Hello, it’s Wednesday, do you need your mopey ass kicked by a 2:32 rock n roll machine?
Cool. I did too because being in the USA these days is no fun. But being in the USA in 1992, there was a band from Illinois who would appear in your town, and for a very nominal fee they would obliterate your thinking brain with the kind of brilliant, strange and dumb high octane rock n roll that reverts everyone into a mass of smiling, sweaty, flailing lizard brained idiots.
I read the description somewhere that (and I’m paraphrasing) “like The Ramones, they made the same record over and over, but what a great record it was”. The reason I’m paraphrasing is because to even find that I had to wade through a few pages of links that were essentially garbage dumps of the same basic band bio cribbed of their wiki page. This is the last song on their last album, a pummelling swan song blaze of glory like an alcohol funny car burning all its fuel down the track before exploding.

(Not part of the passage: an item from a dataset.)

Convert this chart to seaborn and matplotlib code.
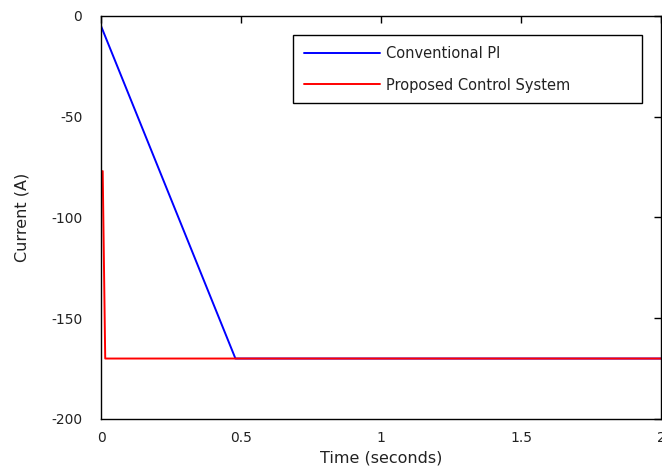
import numpy as np
import pandas as pd
import matplotlib
matplotlib.use("Agg")
import matplotlib.pyplot as plt
import seaborn as sns

# Data
pi_time = [0.0, 0.48, 2.0]
pi_current = [-5.0, -170.0, -170.0]
prop_time = [0.006, 0.015, 2.0]
prop_current = [-77.0, -170.0, -170.0]
series_names = ["Conventional PI", "Proposed Control System"]
x_ticks = [0, 0.5, 1, 1.5, 2]
x_tick_labels = ["0", "0.5", "1", "1.5", "2"]
y_ticks = [0, -50, -100, -150, -200]
y_tick_labels = ["0", "-50", "-100", "-150", "-200"]

df = pd.concat([
    pd.DataFrame({"t": pi_time, "i": pi_current, "s": series_names[0]}),
    pd.DataFrame({"t": prop_time, "i": prop_current, "s": series_names[1]}),
])

sns.set_style("white")
plt.rcParams['font.family'] = ['DejaVu Sans']

fig = plt.figure(figsize=(6.62, 4.72), dpi=100)
ax = fig.add_axes([0.1526, 0.1123, 0.846, 0.854])

sns.lineplot(data=df, x="t", y="i", hue="s", sort=False, estimator=None,
             palette={series_names[0]: "#0000ff", series_names[1]: "#ff0000"},
             linewidth=1.4, ax=ax)

ax.set_xlim(0, 2)
ax.set_ylim(-200, 0)
ax.set_xticks(x_ticks)
ax.set_xticklabels(x_tick_labels)
ax.set_yticks(y_ticks)
ax.set_yticklabels(y_tick_labels)
ax.tick_params(direction="in", top=True, right=True, length=5, width=1,
               labelsize=10, color="black", labelcolor="#222222")
ax.tick_params(axis="x", pad=9)
ax.tick_params(axis="y", pad=13.5)
for sp in ax.spines.values():
    sp.set_visible(True)
    sp.set_color("black")
    sp.set_linewidth(1.0)
ax.set_xlabel("Time (seconds)", fontsize=11.5, color="#222222")
ax.set_ylabel("Current (A)", fontsize=11.5, color="#222222")
ax.xaxis.set_label_coords(0.5, -0.079)
ax.yaxis.set_label_coords(-0.127, 0.5)

leg = ax.legend(loc="upper left", bbox_to_anchor=(0.343, 0.784, 0.623, 0.169),
                mode="expand", borderaxespad=0, fontsize=10.5,
                frameon=True, fancybox=False, edgecolor="black", framealpha=1,
                handlelength=5.2, handletextpad=0.4, borderpad=0.75, labelspacing=1.15,
                title=None)
leg.get_frame().set_linewidth(1.0)
for t in leg.get_texts():
    t.set_color("#222222")

fig.savefig("out.png", dpi=100)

They’re in that margin of late 80s-early 90s bands like The Devil Dogs, who did a great cover of Dictators - Stay With Me, and built their little following off of mail order catalogs and blistering live shows. A little early or a little late for their early rock n roll worshipping moment.
I liked Devil Dogs at the time, but they don’t hold up for me quite as well as an adult who’d rather just listen to The Dolls or The Dictators. Didjits do though, because they were really strange, and funny even in their darkest moments. Bands like The Devil Dogs were macho in a way that suggested if they hadn’t found punk rock, they’d probably all be the gearhead that kicks Adam Goldberg’s ass at the party in Dazed & Confused. But The Didjits were misfit freaks, which is apparent just looking at a a promo pic of them: Rick Sims, guitar god in a suit and tie, John Lennon glasses, feather boa and devilish grin, in front of the no-bullshit, flannel shirted good Midwesterner rhythm section of Doug Evans and Brad Sims (and replaced by Todd Cole) . They brilliantly satirized 1980s white trash middle America by trashing the overbearing punk seriousness of the time with songs about fast cars, getting high and making a pact with Satan for “a piece of pussy and a lot of action”. With Didjits, it seems you had to be in on the joke, but maybe that joke isn’t as funny when it’s the same bullshit that’s been levelled at women forever, and maybe their political incorrectness isn’t as funny when a a portion of their male fans didn’t get it as a joke. I remember Turbonegro being confusing in the same way when they appeared. I’m mentioning them, because you can see / hear the similarities. Just as the cliché goes, you never heard them but your favourite bands did…
Which is how I’ll end this, because nothing does a disservice to what Didjits are all about more than waxing on and on about them.